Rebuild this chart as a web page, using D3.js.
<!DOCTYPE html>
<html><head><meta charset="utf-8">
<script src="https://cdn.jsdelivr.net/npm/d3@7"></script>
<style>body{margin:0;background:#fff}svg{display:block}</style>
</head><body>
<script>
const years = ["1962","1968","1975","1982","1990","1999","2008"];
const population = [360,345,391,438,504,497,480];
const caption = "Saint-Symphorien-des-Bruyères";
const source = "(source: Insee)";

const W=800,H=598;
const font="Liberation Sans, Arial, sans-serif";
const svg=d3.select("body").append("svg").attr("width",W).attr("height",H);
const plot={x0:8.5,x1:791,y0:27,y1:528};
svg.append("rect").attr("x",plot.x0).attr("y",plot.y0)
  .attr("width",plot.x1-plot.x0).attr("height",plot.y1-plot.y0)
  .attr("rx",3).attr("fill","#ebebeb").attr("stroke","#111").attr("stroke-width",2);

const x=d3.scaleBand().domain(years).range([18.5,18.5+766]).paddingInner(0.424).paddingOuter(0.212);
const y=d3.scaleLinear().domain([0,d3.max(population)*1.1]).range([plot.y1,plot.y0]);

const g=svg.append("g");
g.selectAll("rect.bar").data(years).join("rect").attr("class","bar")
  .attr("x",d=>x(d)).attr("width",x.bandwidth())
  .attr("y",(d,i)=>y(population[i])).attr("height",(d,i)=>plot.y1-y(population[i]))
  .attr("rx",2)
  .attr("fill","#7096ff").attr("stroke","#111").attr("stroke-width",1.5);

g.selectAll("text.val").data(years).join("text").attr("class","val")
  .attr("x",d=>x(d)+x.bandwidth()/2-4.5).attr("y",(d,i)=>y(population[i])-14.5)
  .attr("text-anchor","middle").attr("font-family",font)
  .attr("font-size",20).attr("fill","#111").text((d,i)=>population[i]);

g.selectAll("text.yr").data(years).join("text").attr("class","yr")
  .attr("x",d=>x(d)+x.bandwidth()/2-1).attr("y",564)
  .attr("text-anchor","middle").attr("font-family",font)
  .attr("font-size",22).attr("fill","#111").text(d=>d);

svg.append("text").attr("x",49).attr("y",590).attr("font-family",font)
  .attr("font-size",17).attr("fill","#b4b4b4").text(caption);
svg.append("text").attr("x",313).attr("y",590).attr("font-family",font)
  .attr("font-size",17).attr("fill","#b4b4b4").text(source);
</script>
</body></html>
- - - -
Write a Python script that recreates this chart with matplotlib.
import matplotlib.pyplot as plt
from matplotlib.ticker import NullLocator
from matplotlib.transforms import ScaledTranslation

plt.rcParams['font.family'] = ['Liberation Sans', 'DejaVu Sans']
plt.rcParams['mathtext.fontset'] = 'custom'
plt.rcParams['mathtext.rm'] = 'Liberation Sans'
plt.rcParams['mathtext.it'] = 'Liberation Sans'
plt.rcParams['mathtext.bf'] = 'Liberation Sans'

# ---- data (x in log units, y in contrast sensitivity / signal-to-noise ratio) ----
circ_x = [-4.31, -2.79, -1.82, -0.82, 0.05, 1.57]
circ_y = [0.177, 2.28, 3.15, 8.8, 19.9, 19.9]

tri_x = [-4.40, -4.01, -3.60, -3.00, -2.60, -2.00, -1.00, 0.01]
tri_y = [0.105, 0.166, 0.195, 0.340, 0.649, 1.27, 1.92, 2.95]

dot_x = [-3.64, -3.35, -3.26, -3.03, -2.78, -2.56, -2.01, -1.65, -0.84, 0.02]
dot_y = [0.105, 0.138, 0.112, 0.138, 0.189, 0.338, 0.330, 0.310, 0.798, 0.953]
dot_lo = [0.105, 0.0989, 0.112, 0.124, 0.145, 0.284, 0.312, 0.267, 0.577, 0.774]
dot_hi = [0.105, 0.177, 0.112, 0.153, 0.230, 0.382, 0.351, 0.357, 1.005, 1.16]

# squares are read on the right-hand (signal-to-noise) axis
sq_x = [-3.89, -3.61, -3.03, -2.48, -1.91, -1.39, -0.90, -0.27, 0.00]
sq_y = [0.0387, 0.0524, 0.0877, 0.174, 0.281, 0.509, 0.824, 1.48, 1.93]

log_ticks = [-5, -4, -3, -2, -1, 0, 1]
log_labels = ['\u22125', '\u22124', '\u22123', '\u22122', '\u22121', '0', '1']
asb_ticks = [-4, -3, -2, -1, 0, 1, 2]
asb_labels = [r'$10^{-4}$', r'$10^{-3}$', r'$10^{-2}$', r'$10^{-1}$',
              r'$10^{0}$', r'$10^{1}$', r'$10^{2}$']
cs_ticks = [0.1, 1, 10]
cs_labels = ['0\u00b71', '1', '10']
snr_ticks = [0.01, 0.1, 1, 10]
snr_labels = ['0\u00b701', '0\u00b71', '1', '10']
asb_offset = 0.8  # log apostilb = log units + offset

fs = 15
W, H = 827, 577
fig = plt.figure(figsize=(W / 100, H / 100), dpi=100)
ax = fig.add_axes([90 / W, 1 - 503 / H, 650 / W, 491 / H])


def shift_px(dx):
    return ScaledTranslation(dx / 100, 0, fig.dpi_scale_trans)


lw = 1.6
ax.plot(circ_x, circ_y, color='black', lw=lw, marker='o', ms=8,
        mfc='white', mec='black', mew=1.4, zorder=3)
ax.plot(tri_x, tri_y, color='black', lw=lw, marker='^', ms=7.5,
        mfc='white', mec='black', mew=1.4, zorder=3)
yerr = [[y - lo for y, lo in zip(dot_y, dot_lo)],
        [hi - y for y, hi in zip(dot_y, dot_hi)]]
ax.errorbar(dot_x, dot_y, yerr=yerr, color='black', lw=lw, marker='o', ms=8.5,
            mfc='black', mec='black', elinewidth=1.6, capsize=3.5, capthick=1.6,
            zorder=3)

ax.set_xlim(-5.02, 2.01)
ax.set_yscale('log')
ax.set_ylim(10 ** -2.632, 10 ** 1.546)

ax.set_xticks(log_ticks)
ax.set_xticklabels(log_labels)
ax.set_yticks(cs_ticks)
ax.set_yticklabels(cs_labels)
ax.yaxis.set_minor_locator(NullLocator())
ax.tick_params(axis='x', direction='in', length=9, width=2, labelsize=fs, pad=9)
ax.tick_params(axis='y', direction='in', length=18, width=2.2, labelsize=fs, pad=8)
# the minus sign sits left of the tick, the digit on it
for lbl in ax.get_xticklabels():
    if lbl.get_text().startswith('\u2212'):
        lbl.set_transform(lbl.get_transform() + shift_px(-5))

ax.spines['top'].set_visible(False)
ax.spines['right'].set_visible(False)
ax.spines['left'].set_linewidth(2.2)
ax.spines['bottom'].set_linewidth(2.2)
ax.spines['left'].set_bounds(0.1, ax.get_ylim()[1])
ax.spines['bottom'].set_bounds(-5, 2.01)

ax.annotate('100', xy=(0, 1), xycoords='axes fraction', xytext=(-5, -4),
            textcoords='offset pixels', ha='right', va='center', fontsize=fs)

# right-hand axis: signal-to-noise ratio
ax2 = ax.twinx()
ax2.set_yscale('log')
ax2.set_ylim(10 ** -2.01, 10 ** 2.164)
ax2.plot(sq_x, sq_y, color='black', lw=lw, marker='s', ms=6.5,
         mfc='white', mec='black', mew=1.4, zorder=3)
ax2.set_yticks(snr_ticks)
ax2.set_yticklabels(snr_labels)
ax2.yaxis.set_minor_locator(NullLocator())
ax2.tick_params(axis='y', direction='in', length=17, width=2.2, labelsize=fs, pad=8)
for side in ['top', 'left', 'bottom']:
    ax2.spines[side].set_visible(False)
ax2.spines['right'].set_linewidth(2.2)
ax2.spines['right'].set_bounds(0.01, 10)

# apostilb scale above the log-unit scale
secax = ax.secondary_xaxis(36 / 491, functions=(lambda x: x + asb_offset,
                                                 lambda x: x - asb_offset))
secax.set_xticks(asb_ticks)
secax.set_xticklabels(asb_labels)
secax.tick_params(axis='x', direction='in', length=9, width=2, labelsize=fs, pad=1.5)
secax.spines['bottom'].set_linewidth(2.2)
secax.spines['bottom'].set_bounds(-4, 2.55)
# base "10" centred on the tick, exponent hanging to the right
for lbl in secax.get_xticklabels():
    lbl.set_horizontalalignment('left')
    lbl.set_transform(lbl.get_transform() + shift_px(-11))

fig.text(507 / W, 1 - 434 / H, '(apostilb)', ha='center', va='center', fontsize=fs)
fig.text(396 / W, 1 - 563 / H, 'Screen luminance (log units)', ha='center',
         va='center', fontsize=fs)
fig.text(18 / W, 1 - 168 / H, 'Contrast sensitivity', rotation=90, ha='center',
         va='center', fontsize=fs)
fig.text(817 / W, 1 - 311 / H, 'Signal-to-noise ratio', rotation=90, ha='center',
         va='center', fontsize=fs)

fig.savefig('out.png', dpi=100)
- - - -
## YOUR INSTRUCTIONS
Go through the records. Copy each line where "chart" appears.

## FULL SOLUTION
Rebuild this chart as a web page, using D3.js.
Write a Python script that recreates this chart with matplotlib.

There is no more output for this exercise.